For what it's worth, page 8-36 of my owners manual states that front to back is acceptable. And I got Michelin factory certified training when I was working in the tire shop while in college, Michelin (which is what I still run to this day), also agrees that front to back is good.

The worst thing you can do is no rotations at all!
 
For what it's worth, page 8-36 of my owners manual states that front to back is acceptable. And I got Michelin factory certified training when I was working in the tire shop while in college, Michelin (which is what I still run to this day), also agrees that front to back is good.

The worst thing you can do is no rotations at all!

I guess that I should have been more specific. I crossover the wheels as suggested in the manual.

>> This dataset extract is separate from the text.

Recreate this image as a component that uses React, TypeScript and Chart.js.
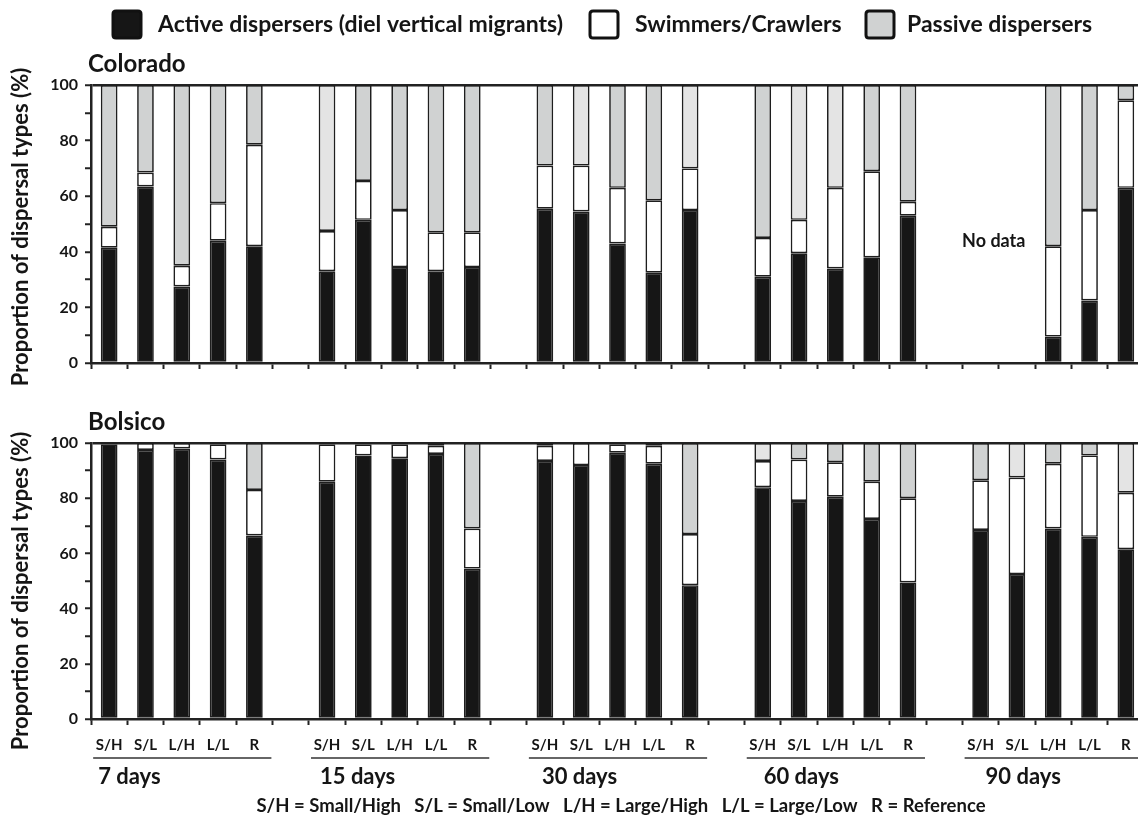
import React, { useEffect, useRef } from "react";
import { Chart, registerables } from "chart.js";

Chart.register(...registerables);

const treatments = ["S/H", "S/L", "L/H", "L/L", "R"];
const periods = ["7 days", "15 days", "30 days", "60 days", "90 days"];
const seriesNames = [
  "Active dispersers (diel vertical migrants)",
  "Swimmers/Crawlers",
  "Passive dispersers",
];
const labeledYTicks = [0, 20, 40, 60, 80, 100];
const yTitle = "Proportion of dispersal types (%)";
const footnote = "S/H = Small/High   S/L = Small/Low   L/H = Large/High   L/L = Large/Low   R = Reference";
const noDataText = "No data";

// Colorado (values in %, per period: S/H, S/L, L/H, L/L, R)
const coloradoActive = [41.5, 63.5, 27.5, 44, 42, 33, 51.5, 34.5, 33, 34.5, 55.5, 54.5, 43, 32.5, 55, 31, 39.5, 34, 38, 53, null, null, 9.5, 22.5, 63];
const coloradoSwim = [7.5, 5, 7.5, 13.5, 36.5, 14.5, 14, 20.5, 14, 12.5, 15.5, 16.5, 20, 26, 15, 14, 12, 29, 31, 5, null, null, 32.5, 32.5, 31.5];
const coloradoPassive = [51, 31.5, 65, 42.5, 21.5, 52.5, 34.5, 45, 53, 53, 29, 29, 37, 41.5, 30, 55, 48.5, 37, 31, 42, null, null, 58, 45, 5.5];

// Bolsico
const bolsicoActive = [99.5, 97.5, 98, 94, 66.5, 86, 95.5, 94.5, 96, 54.5, 93.5, 92, 96.5, 92.5, 48.5, 84, 79, 80.5, 72.5, 49.5, 68.5, 52.5, 69, 66, 61.5];
const bolsicoSwim = [0.5, 2.5, 2, 5.5, 16.5, 13.5, 4, 5, 3, 14.5, 5.5, 8, 3, 6.5, 18.5, 9.5, 15, 12.5, 13.5, 30.5, 18, 35, 23.5, 29.5, 20.5];
const bolsicoPassive = [0, 0, 0, 0.5, 17, 0.5, 0.5, 0.5, 1, 31, 1, 0, 0.5, 1, 33, 6.5, 6, 7, 14, 20, 13.5, 12.5, 7.5, 4.5, 18];

// style: shade of the passive segment (M = medium grey, L = light grey)
const coloradoShade = ["M", "M", "M", "M", "M", "L", "M", "M", "M", "M", "M", "L", "M", "M", "L", "M", "L", "L", "M", "M", "M", "M", "M", "M", "M"];
const bolsicoShade = ["M", "M", "M", "M", "M", "M", "M", "M", "M", "M", "M", "M", "M", "M", "M", "L", "M", "M", "M", "M", "M", "L", "M", "M", "L"];

const FAMILY = "Lato, 'Open Sans', sans-serif";
const INK = "#151515";
const BLACK = "#161616";
const MEDIUM = "#d0d2d2";
const LIGHT = "#e4e4e4";

function withGaps<T>(arr: T[], gap: T): T[] {
  const out: T[] = [];
  arr.forEach((v, i) => {
    if (i > 0 && i % 5 === 0) out.push(gap);
    out.push(v);
  });
  return out;
}

const labels = withGaps(
  periods.flatMap(() => treatments),
  ""
);

function drawYTitle(ctx: any, cy: number) {
  ctx.save();
  ctx.translate(21, cy);
  ctx.rotate(-Math.PI / 2);
  ctx.fillStyle = INK;
  ctx.font = `bold 22px ${FAMILY}`;
  ctx.textAlign = "center";
  ctx.textBaseline = "middle";
  ctx.fillText(yTitle, 0, 0);
  ctx.restore();
}

function makeConfig(
  active: (number | null)[],
  swim: (number | null)[],
  passive: (number | null)[],
  shade: string[],
  isBottom: boolean,
  extra: any
) {
  const common = {
    borderColor: "#1e1e1e",
    borderWidth: 1.7,
    borderSkipped: false,
    barPercentage: 0.46,
    categoryPercentage: 1,
  };
  return {
    type: "bar",
    data: {
      labels,
      datasets: [
        { label: seriesNames[0], data: withGaps(active, null), backgroundColor: BLACK, ...common },
        { label: seriesNames[1], data: withGaps(swim, null), backgroundColor: "#ffffff", ...common },
        {
          label: seriesNames[2],
          data: withGaps(passive, null),
          backgroundColor: withGaps(shade.map((s) => (s === "L" ? LIGHT : MEDIUM)), MEDIUM),
          ...common,
        },
      ],
    },
    options: {
      animation: false,
      responsive: false,
      maintainAspectRatio: false,
      layout: { padding: { top: isBottom ? 63 : 85, left: 0, right: 0, bottom: 0 } },
      plugins: {
        legend: { display: false },
        title: { display: false },
        tooltip: { enabled: false },
      },
      scales: {
        x: {
          stacked: true,
          offset: true,
          grid: {
            display: true,
            offset: true,
            drawOnChartArea: false,
            drawTicks: true,
            tickLength: 6,
            tickColor: "#222",
            tickWidth: 2,
          },
          border: { display: true, color: "#222", width: 2.5 },
          ticks: {
            display: isBottom,
            autoSkip: false,
            maxRotation: 0,
            minRotation: 0,
            padding: 11,
            color: INK,
            font: { family: FAMILY, weight: "bold", size: 15 },
          },
          afterFit: (s: any) => {
            s.height = isBottom ? 100 : 37;
          },
        },
        y: {
          stacked: true,
          min: 0,
          max: 100,
          ticks: {
            stepSize: 10,
            padding: 7,
            color: INK,
            font: { family: FAMILY, weight: "bold", size: 16 },
            callback: (v: any) => (labeledYTicks.includes(Number(v)) ? String(v) : ""),
          },
          grid: {
            display: true,
            drawTicks: true,
            tickLength: 6,
            lineWidth: 2.5,
            tickWidth: 2,
            tickColor: "#222",
            color: (ctx: any) => (ctx.tick && ctx.tick.value === 100 ? "#222" : "rgba(0,0,0,0)"),
          },
          border: { display: true, color: "#222", width: 2.5 },
          title: { display: false },
          afterFit: (s: any) => {
            s.width = 91;
          },
        },
      },
    },
    plugins: [extra],
  };
}

const topDecor = {
  id: "topDecor",
  afterDraw(chart: any) {
    const ctx = chart.ctx;
    ctx.save();
    // legend
    const items = [
      { box: 113, text: 158, fill: BLACK },
      { box: 590, text: 635, fill: "#ffffff" },
      { box: 866, text: 907, fill: MEDIUM },
    ];
    ctx.font = `bold 23px ${FAMILY}`;
    ctx.textBaseline = "middle";
    ctx.textAlign = "left";
    items.forEach((it, i) => {
      ctx.fillStyle = it.fill;
      ctx.strokeStyle = "#111";
      ctx.lineWidth = 3;
      ctx.beginPath();
      const r = 3;
      const x = it.box, y = 11, w = 28, h = 27;
      ctx.moveTo(x + r, y);
      ctx.lineTo(x + w - r, y);
      ctx.quadraticCurveTo(x + w, y, x + w, y + r);
      ctx.lineTo(x + w, y + h - r);
      ctx.quadraticCurveTo(x + w, y + h, x + w - r, y + h);
      ctx.lineTo(x + r, y + h);
      ctx.quadraticCurveTo(x, y + h, x, y + h - r);
      ctx.lineTo(x, y + r);
      ctx.quadraticCurveTo(x, y, x + r, y);
      ctx.closePath();
      ctx.fill();
      ctx.stroke();
      ctx.fillStyle = INK;
      ctx.fillText(seriesNames[i], it.text, 25);
    });
    // panel title
    ctx.font = `bold 24px ${FAMILY}`;
    ctx.textBaseline = "alphabetic";
    ctx.fillText("Colorado", 88, 72);
    // no data note
    const xs = chart.scales.x;
    const cx = (xs.getPixelForValue(24) + xs.getPixelForValue(25)) / 2 - 5;
    ctx.font = `bold 18px ${FAMILY}`;
    ctx.textAlign = "center";
    ctx.textBaseline = "middle";
    ctx.fillText(noDataText, cx, 241);
    ctx.restore();
    drawYTitle(ctx, 227);
  },
};

const bottomDecor = {
  id: "bottomDecor",
  afterDraw(chart: any) {
    const ctx = chart.ctx;
    const xs = chart.scales.x;
    ctx.save();
    ctx.fillStyle = INK;
    ctx.font = `bold 24px ${FAMILY}`;
    ctx.textAlign = "left";
    ctx.textBaseline = "alphabetic";
    ctx.fillText("Bolsico", 88, 50);
    periods.forEach((p, g) => {
      const first = xs.getPixelForValue(g * 6);
      const last = xs.getPixelForValue(g * 6 + 4);
      ctx.strokeStyle = "#333";
      ctx.lineWidth = 1.5;
      ctx.beginPath();
      ctx.moveTo(first - 16, 378);
      ctx.lineTo(last + 17, 378);
      ctx.stroke();
      ctx.font = `bold 22px ${FAMILY}`;
      ctx.textBaseline = "middle";
      ctx.fillText(p, first - 11 + g * 4, 397);
    });
    ctx.font = `bold 18.5px ${FAMILY}`;
    ctx.textAlign = "center";
    ctx.textBaseline = "middle";
    ctx.fillText(footnote, 621, 426);
    ctx.restore();
    drawYTitle(ctx, 211);
  },
};

function Panel({ top, height, cfg }: { top: number; height: number; cfg: any }) {
  const ref = useRef<HTMLCanvasElement | null>(null);
  useEffect(() => {
    if (!ref.current) return;
    const chart = new Chart(ref.current, cfg);
    return () => chart.destroy();
  }, []);
  return (
    <canvas
      ref={ref}
      width={1144}
      height={height}
      style={{ position: "absolute", left: 0, top, width: 1144, height }}
    />
  );
}

export default function App() {
  const topCfg = makeConfig(coloradoActive, coloradoSwim, coloradoPassive, coloradoShade, false, topDecor);
  const bottomCfg = makeConfig(bolsicoActive, bolsicoSwim, bolsicoPassive, bolsicoShade, true, bottomDecor);
  return (
    <div
      style={{
        position: "absolute",
        left: 0,
        top: 0,
        width: 1138,
        height: 819,
        overflow: "hidden",
        background: "#ffffff",
      }}
    >
      <Panel top={0} height={400} cfg={topCfg} />
      <Panel top={380} height={439} cfg={bottomCfg} />
    </div>
  );
}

Front crossed, rear crossed, whichever it says in the book is what I do.
 
I use All Season tires from about April until December, and winter tires from Dec - April.

I rotate them them when I change over.

If I were doing a full rotation, I would jack the front and put jack stands at the pinch welds, then jack the rear and do likewise.

For changeover I lay the wheels at the corners they will go to, then jack one at a time at the pinch weld, and just swap the wheel without using the jack stands.

The only catch is remembering to keep the hub centric rings with the summer wheels, and that my lug nuts are 19mm instead of the stock 21.

It's easier than driving to the tire shop and back, let alone waiting in line and/or making an appointment.

The biggest hassle is getting the tires to and from where they are stored, and getting the jack out.
 
I us a 4"x4" x4' and jack up one side at a time. Use jack stands front and rear. Do the same for the other side. do the rotation and drop using the reverse.
 
What are the torque specs for the lug nuts?
I may tackle this in a day or two.
I torque mine to 80. If you don't have one already, Harbor freight has a good cheap 1/2" torque wrench that works great for this. It's under $20.
 
What are the torque specs for the lug nuts?
I may tackle this in a day or two.
The manual states 80 to 108 foot-pounds, I split the difference at 90. BTW, I would never trust a $20 torque wrench….but heck, that’s just what holds the wheels on your vehicle, how important can it be?
 
I promise, with a range of 80-108, the HF torque wrench is plenty accurate.

Now, if I was building an engine and had to do bearing caps? Yeah, I'd want something a bit better. But for suspension components? Pfft. HF is more than good enough.